I mean, if you can't believe the Bush administration, who can you believe? No torture. Period, end of sentence.

But . . . What does it say to you that the claim even has to be made?...

We were the nation of moral authority, the nation of moral high ground, the nation that lectured other nations about human rights. And you know what? People believed us. They rush to our shores because there is freedom here, yes; because there is opportunity here, yes; but also because we stood for something, which was more than the tin-pot tyrants who ran their countries could ever say.

What a difference a presidency makes. "We do not torture," he says...

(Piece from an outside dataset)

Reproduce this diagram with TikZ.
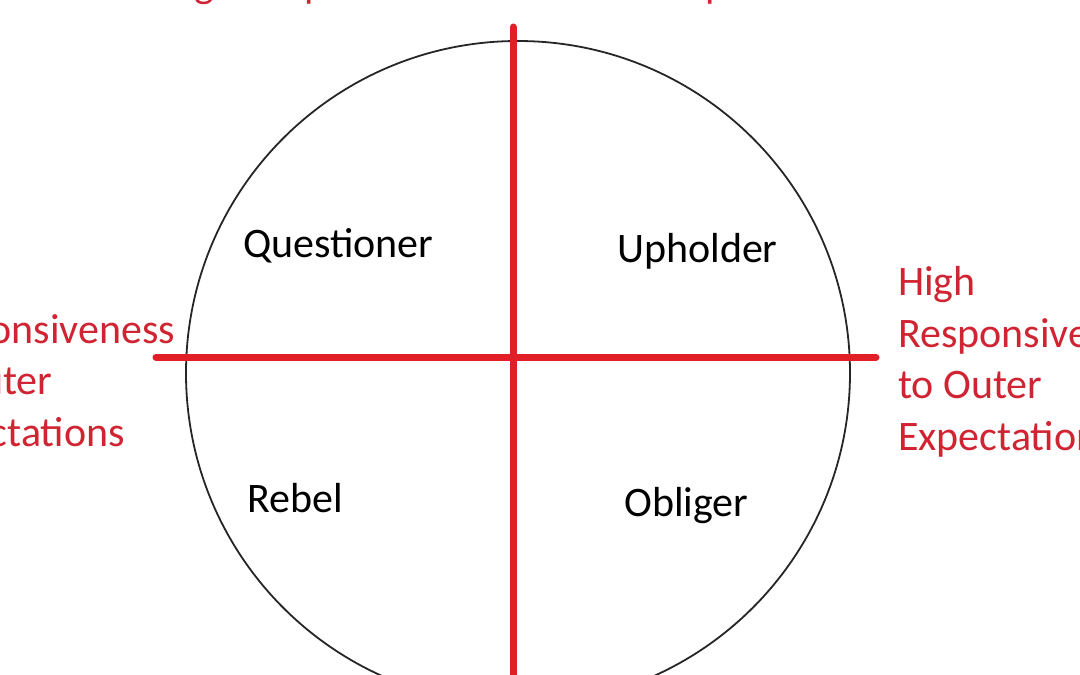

In the name of fighting terror, we have terrorized, and in the name of defending our values, we have betrayed them. We have imprisoned Muslims in America and refused to say if we had them, why we had them, or even to provide them attorneys. We have passed laws making it easier for government to snoop into what you read, who you talk to, where you go. We have equated dissent with lack of patriotism, disagreement with treason. And we have tortured.

Yes, Bush says we don't do that kind of thing but, to paraphrase Groucho Marx, who you going to believe, him or your lying eyes?...

"We do not torture," says the president. I can remember when that went without saying.


I hope Leonard Pitts will keep saying it. I hope I can keep saying it. I hope that by saying it loudly enough, often enough, and thoroughly enough that we finally excise this fast-growing malignancy and keep it from killing this country. For both the logic of what we are doing to others, and the lying that we are doing about it, whether it be self-deceit (to be generous to the President) or arrogant duckspeak, leads to only one place.

And that place is where both Leonard and I would have to think twice before we said anything, because we might be arrested for saying it, and, yes, maybe even tortured for it.